▶ [Problem description] Quote the listing in full, exactly as given, minus any pictures.

▶ [Available data]
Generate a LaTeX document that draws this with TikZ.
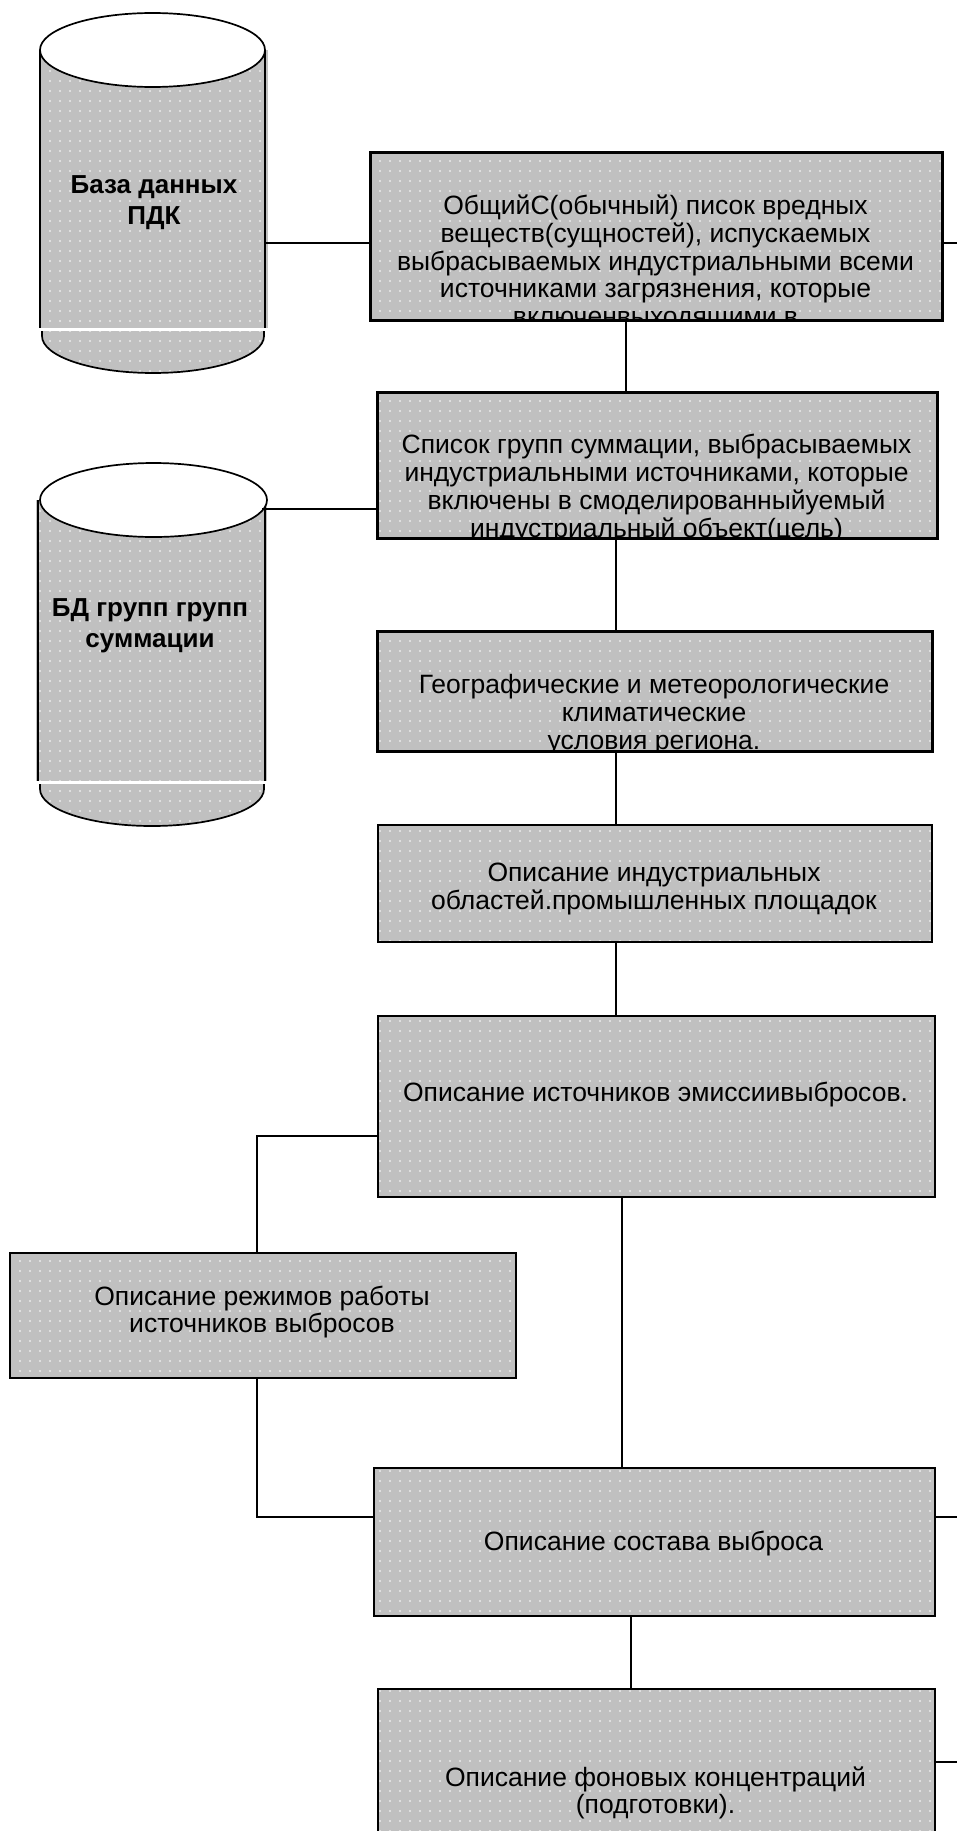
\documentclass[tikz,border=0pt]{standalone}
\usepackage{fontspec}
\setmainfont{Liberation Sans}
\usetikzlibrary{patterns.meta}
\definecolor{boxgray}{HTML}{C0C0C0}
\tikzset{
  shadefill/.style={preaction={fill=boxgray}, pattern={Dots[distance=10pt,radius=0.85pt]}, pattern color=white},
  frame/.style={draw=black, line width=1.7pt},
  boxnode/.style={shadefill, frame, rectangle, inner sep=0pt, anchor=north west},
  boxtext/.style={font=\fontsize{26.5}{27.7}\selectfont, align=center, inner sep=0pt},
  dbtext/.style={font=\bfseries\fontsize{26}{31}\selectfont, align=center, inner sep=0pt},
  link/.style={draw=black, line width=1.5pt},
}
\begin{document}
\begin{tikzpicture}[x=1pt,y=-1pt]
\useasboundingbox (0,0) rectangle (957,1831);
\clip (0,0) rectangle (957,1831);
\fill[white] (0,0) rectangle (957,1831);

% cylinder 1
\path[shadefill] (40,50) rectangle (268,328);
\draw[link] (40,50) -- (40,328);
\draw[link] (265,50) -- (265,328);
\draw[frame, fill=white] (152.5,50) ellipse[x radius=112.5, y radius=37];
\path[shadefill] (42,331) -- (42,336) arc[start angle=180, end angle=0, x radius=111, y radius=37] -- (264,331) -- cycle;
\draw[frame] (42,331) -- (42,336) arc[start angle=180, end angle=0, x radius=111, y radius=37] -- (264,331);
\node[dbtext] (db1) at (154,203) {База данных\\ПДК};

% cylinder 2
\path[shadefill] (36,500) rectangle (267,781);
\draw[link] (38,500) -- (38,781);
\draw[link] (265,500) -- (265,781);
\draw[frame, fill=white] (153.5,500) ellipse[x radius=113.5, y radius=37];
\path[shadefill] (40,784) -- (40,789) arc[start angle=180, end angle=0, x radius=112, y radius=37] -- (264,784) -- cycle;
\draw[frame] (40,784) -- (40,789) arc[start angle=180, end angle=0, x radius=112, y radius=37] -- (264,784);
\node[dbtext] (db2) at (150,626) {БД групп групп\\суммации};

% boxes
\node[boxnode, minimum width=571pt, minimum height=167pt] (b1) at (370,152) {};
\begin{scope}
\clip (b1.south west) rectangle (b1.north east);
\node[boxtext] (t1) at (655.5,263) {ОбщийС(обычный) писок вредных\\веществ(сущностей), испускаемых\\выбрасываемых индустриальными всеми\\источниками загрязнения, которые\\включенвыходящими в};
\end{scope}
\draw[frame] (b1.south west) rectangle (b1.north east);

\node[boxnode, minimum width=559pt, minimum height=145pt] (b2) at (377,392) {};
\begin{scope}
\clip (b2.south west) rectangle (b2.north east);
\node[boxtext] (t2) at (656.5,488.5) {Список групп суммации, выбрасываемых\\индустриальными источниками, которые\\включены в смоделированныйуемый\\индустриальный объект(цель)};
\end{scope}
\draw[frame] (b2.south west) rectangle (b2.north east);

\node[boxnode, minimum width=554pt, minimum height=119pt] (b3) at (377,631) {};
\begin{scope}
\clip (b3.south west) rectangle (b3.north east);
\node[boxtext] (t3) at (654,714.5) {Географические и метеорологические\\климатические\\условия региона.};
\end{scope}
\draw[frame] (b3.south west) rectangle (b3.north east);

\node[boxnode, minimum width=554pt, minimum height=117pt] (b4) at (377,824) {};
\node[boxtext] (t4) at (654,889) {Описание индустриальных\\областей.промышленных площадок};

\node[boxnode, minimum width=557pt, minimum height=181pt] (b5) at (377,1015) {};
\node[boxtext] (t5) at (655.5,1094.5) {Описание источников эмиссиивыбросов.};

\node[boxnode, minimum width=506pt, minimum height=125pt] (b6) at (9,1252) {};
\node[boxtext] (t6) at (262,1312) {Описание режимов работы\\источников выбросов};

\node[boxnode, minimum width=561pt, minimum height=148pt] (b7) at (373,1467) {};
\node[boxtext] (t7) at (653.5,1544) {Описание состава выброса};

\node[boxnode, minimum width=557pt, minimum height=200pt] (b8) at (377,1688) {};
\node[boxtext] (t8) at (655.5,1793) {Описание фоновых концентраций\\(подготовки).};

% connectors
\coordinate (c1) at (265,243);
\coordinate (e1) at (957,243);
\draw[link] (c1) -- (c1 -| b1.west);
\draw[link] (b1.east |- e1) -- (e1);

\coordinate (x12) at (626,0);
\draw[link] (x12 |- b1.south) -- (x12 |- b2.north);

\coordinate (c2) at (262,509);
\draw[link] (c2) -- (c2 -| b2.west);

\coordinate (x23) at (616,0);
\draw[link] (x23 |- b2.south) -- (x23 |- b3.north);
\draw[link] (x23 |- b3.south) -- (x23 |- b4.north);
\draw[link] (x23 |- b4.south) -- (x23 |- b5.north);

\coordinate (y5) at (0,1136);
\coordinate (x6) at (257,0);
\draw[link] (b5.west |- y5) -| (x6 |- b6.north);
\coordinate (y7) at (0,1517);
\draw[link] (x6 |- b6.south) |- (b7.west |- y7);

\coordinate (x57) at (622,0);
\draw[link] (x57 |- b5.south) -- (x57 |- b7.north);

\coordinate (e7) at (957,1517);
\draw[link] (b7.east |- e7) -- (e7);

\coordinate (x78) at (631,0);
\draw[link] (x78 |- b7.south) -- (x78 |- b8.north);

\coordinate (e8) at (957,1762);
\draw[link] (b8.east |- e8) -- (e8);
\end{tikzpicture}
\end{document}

▶ [Solved problem]
Generate a LaTeX document that draws this with TikZ.
\documentclass[tikz,border=0pt]{standalone}
\usepackage{fontspec}
\setmainfont{Liberation Sans}
\usetikzlibrary{patterns.meta}
\definecolor{boxgray}{HTML}{C0C0C0}
\tikzset{
  shadefill/.style={preaction={fill=boxgray}, pattern={Dots[distance=10pt,radius=0.85pt]}, pattern color=white},
  frame/.style={draw=black, line width=1.7pt},
  boxnode/.style={shadefill, frame, rectangle, inner sep=0pt, anchor=north west},
  boxtext/.style={font=\fontsize{26.5}{27.7}\selectfont, align=center, inner sep=0pt},
  dbtext/.style={font=\bfseries\fontsize{26}{31}\selectfont, align=center, inner sep=0pt},
  link/.style={draw=black, line width=1.5pt},
}
\begin{document}
\begin{tikzpicture}[x=1pt,y=-1pt]
\useasboundingbox (0,0) rectangle (957,1831);
\clip (0,0) rectangle (957,1831);
\fill[white] (0,0) rectangle (957,1831);

% cylinder 1
\path[shadefill] (40,50) rectangle (268,328);
\draw[link] (40,50) -- (40,328);
\draw[link] (265,50) -- (265,328);
\draw[frame, fill=white] (152.5,50) ellipse[x radius=112.5, y radius=37];
\path[shadefill] (42,331) -- (42,336) arc[start angle=180, end angle=0, x radius=111, y radius=37] -- (264,331) -- cycle;
\draw[frame] (42,331) -- (42,336) arc[start angle=180, end angle=0, x radius=111, y radius=37] -- (264,331);
\node[dbtext] (db1) at (154,203) {База данных\\ПДК};

% cylinder 2
\path[shadefill] (36,500) rectangle (267,781);
\draw[link] (38,500) -- (38,781);
\draw[link] (265,500) -- (265,781);
\draw[frame, fill=white] (153.5,500) ellipse[x radius=113.5, y radius=37];
\path[shadefill] (40,784) -- (40,789) arc[start angle=180, end angle=0, x radius=112, y radius=37] -- (264,784) -- cycle;
\draw[frame] (40,784) -- (40,789) arc[start angle=180, end angle=0, x radius=112, y radius=37] -- (264,784);
\node[dbtext] (db2) at (150,626) {БД групп групп\\суммации};

% boxes
\node[boxnode, minimum width=571pt, minimum height=167pt] (b1) at (370,152) {};
\begin{scope}
\clip (b1.south west) rectangle (b1.north east);
\node[boxtext] (t1) at (655.5,263) {ОбщийС(обычный) писок вредных\\веществ(сущностей), испускаемых\\выбрасываемых индустриальными всеми\\источниками загрязнения, которые\\включенвыходящими в};
\end{scope}
\draw[frame] (b1.south west) rectangle (b1.north east);

\node[boxnode, minimum width=559pt, minimum height=145pt] (b2) at (377,392) {};
\begin{scope}
\clip (b2.south west) rectangle (b2.north east);
\node[boxtext] (t2) at (656.5,488.5) {Список групп суммации, выбрасываемых\\индустриальными источниками, которые\\включены в смоделированныйуемый\\индустриальный объект(цель)};
\end{scope}
\draw[frame] (b2.south west) rectangle (b2.north east);

\node[boxnode, minimum width=554pt, minimum height=119pt] (b3) at (377,631) {};
\begin{scope}
\clip (b3.south west) rectangle (b3.north east);
\node[boxtext] (t3) at (654,714.5) {Географические и метеорологические\\климатические\\условия региона.};
\end{scope}
\draw[frame] (b3.south west) rectangle (b3.north east);

\node[boxnode, minimum width=554pt, minimum height=117pt] (b4) at (377,824) {};
\node[boxtext] (t4) at (654,889) {Описание индустриальных\\областей.промышленных площадок};

\node[boxnode, minimum width=557pt, minimum height=181pt] (b5) at (377,1015) {};
\node[boxtext] (t5) at (655.5,1094.5) {Описание источников эмиссиивыбросов.};

\node[boxnode, minimum width=506pt, minimum height=125pt] (b6) at (9,1252) {};
\node[boxtext] (t6) at (262,1312) {Описание режимов работы\\источников выбросов};

\node[boxnode, minimum width=561pt, minimum height=148pt] (b7) at (373,1467) {};
\node[boxtext] (t7) at (653.5,1544) {Описание состава выброса};

\node[boxnode, minimum width=557pt, minimum height=200pt] (b8) at (377,1688) {};
\node[boxtext] (t8) at (655.5,1793) {Описание фоновых концентраций\\(подготовки).};

% connectors
\coordinate (c1) at (265,243);
\coordinate (e1) at (957,243);
\draw[link] (c1) -- (c1 -| b1.west);
\draw[link] (b1.east |- e1) -- (e1);

\coordinate (x12) at (626,0);
\draw[link] (x12 |- b1.south) -- (x12 |- b2.north);

\coordinate (c2) at (262,509);
\draw[link] (c2) -- (c2 -| b2.west);

\coordinate (x23) at (616,0);
\draw[link] (x23 |- b2.south) -- (x23 |- b3.north);
\draw[link] (x23 |- b3.south) -- (x23 |- b4.north);
\draw[link] (x23 |- b4.south) -- (x23 |- b5.north);

\coordinate (y5) at (0,1136);
\coordinate (x6) at (257,0);
\draw[link] (b5.west |- y5) -| (x6 |- b6.north);
\coordinate (y7) at (0,1517);
\draw[link] (x6 |- b6.south) |- (b7.west |- y7);

\coordinate (x57) at (622,0);
\draw[link] (x57 |- b5.south) -- (x57 |- b7.north);

\coordinate (e7) at (957,1517);
\draw[link] (b7.east |- e7) -- (e7);

\coordinate (x78) at (631,0);
\draw[link] (x78 |- b7.south) -- (x78 |- b8.north);

\coordinate (e8) at (957,1762);
\draw[link] (b8.east |- e8) -- (e8);
\end{tikzpicture}
\end{document}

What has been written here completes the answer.